I am a man who feels his creative emotions through silence. Detaching myself from the ordinariness of the day, I seek those moments of contact with the material, slowly shaping the forms of the work to ask the work itself who I am, as I give it life and “soul.”
– How does your creative process work?
For me, everything starts from the material. The material is the essence of the work, and the idea, the creative thought from which the work originates, is formed from the material. The mental vision of the subject I create is generated by the sensations I feel at a particular moment, from a situation or a place, or even from silence.
– Did you seek Art, or did it find you? How did you come into contact with Art?
The truth is that we sought each other; I sought it externally while it sought me internally. My first steps were as a child, playing with pieces of wood, searching for shapes. Then, as I grew older, attending Art School and artisan workshops. Over the years, I acquired new tools of expression, allowing me to create forms through my emotions, making art an integral part of my being as a man who creates.
– Which artists or artistic movements have inspired you?
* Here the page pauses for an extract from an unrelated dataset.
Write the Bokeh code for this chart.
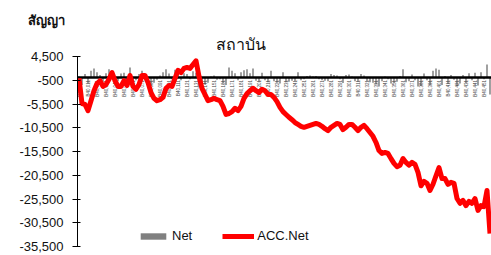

The artists I admire most and who have certainly influenced me are Constantin Brâncuşi, Marino Marini, and Pericle Fazzini, but certainly all modern art has had an impact on my formation and inspiration.
– Is there a subject or technique you have not yet explored that represents a challenge for the future?
One of the subjects I would like to represent someday is the soul, but I am also very fascinated by ballerina bodies and women’s faces. The expressive force that fascinates me most is the wind, represented as a breath of strength and lightness.
– Where do you draw inspiration from? What do you want to communicate to the observer through your works?
I would like my works to leave in the eyes of those who view them the beauty of the material seen through the forms, an expression of the profound and silent creative moment. The observer should be enveloped by this emotion, bringing them closer to the mystery that the work expresses. Inspiration comes from every form I see in any object, leading me to sculpt wood and shape forms with all the strength of the creative moment.